A long wait for a pilot car to help us cross a construction site and we reached the Canadian border around 11 pm and still the summer light hanging on. Arriving at Beaver Creek with no place open for sleeping.  Even tried the RCMP (Royal Canadian Mounted Police) station and no one answered my knocks and bell ringing.

What else to do when you can’t find the campground and the whole town is asleep?

With the midnight dusk deepening we set up the tent on the visitor center grounds totally missing the “No camping” signs until morning…whopppsie


After apologizing for our guffaw with the Visitor Center ladies, Sid stopped in. We had met Sid Van Der Meer (84, originally from the Netherlands) and a collector of almost anything you can think of. He gave us a tour at his living museum in Beaver Creek, and just look at the photos and visit Sid’s website, featured in multiple articles and media productions. Here is a man with a very clear purpose and vision  and he plans to live many more years and has a son who is following in his footsteps, at least with his love of old autos.  including at 1951 Buick, our first family car.

The nasty road to Haines Jct was more mild than we remembered.  Perhaps we are just getting acclimatized to our “Northern Exposure”.

Stopped for a late breakfast at Burwash Landing for a “Flo” charge.

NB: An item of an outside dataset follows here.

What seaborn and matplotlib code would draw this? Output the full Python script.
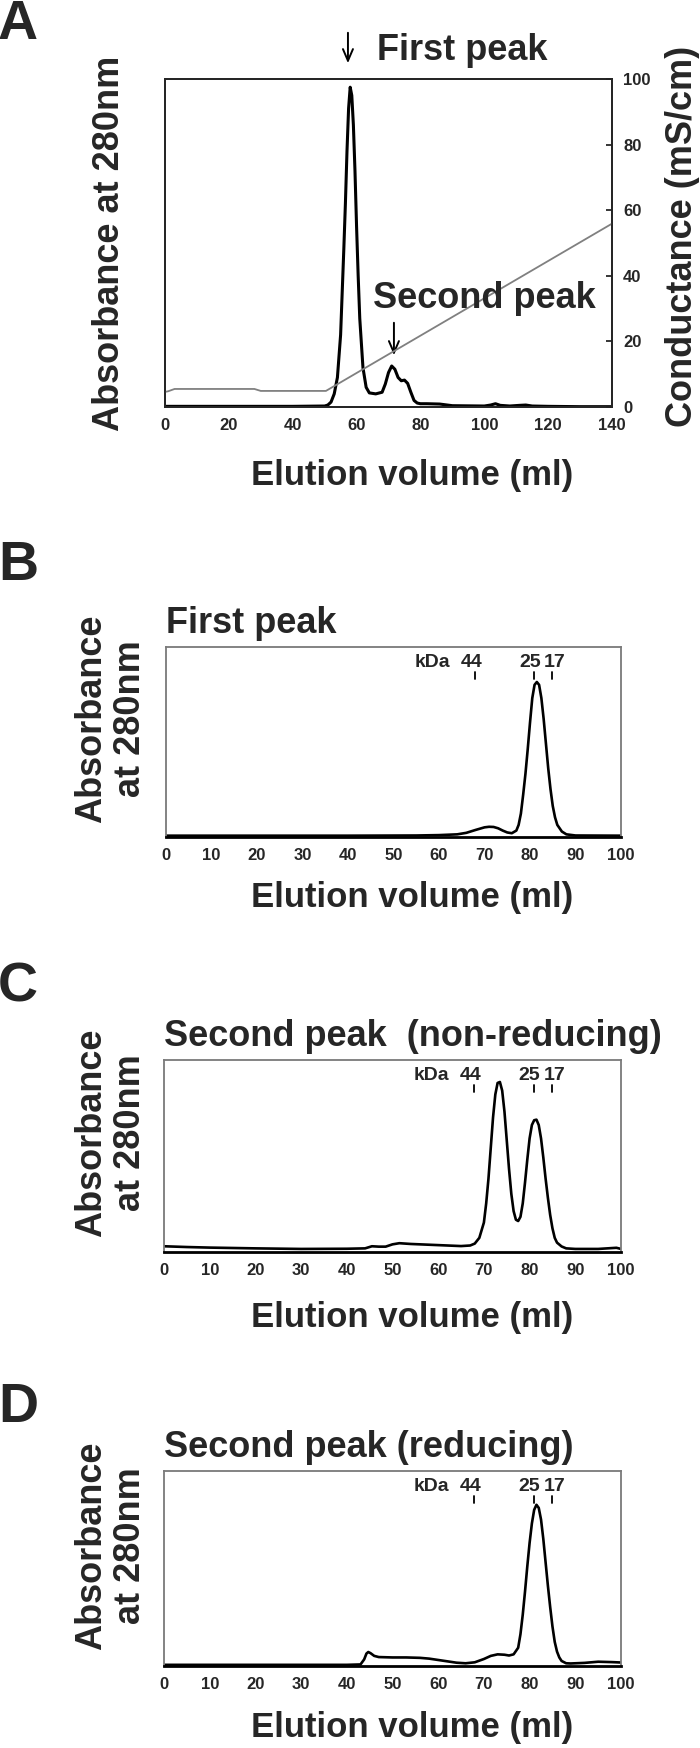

Thanks to the Yukon government for supporting the EV movement with free charging for the time being.

Talk about inspirational characters, at Berwash Landing we met 2 bicyclers Gary 58, from Germany doing a short jaunt from Anchorage to Juneau.   And Seth, 28?, from Michigan, about a month in to his point to point journey from Prudhoe Bay on the northern most tip of AK to the southern most tip of Argentina. I said to Seth “ that will take a year” and he said to me “ that’s what I’ve been thinking”.   I’ll be following his journey on Instagram, oh my!!

And there was also Brian and Jean with their dog, Puddles, and their Vistabule teardrop trailer – from Minnesota and they know Paul’s brother, Peter through Holden Village.  Another small world moment.

The least I could do after that meeting was to take a Dunk in Lake Kluane the largest lake in Yukon. Temp, possibly 50 F but no more. Mindy caught the Yukon shower on video, now how to show that here.

Video of Paul’s Yukon shower

Back on the road to Whitehorse. No word from Malkomb so we just charged at the Visitors Center and got a ton of help from Lindsey and Michelle in finding a place to stay on our way to Watson Lake. Everyone was full up except a small hotel  in what looked like a giant cooler on the continental divide (that’s either the Bering Sea to the west or the Arctic Ocean to the north). We were happy to have a bed to share after another loooooong day on the AK highway.

– Paul



  1. George Donart

    Wow, the Kluane Lake water is really clear compared to the glacial milk that used to predominate before Slims River dried up. Maybe warmer?

  2. Craig

    Paul– was the water as cold as Gitchigoomi?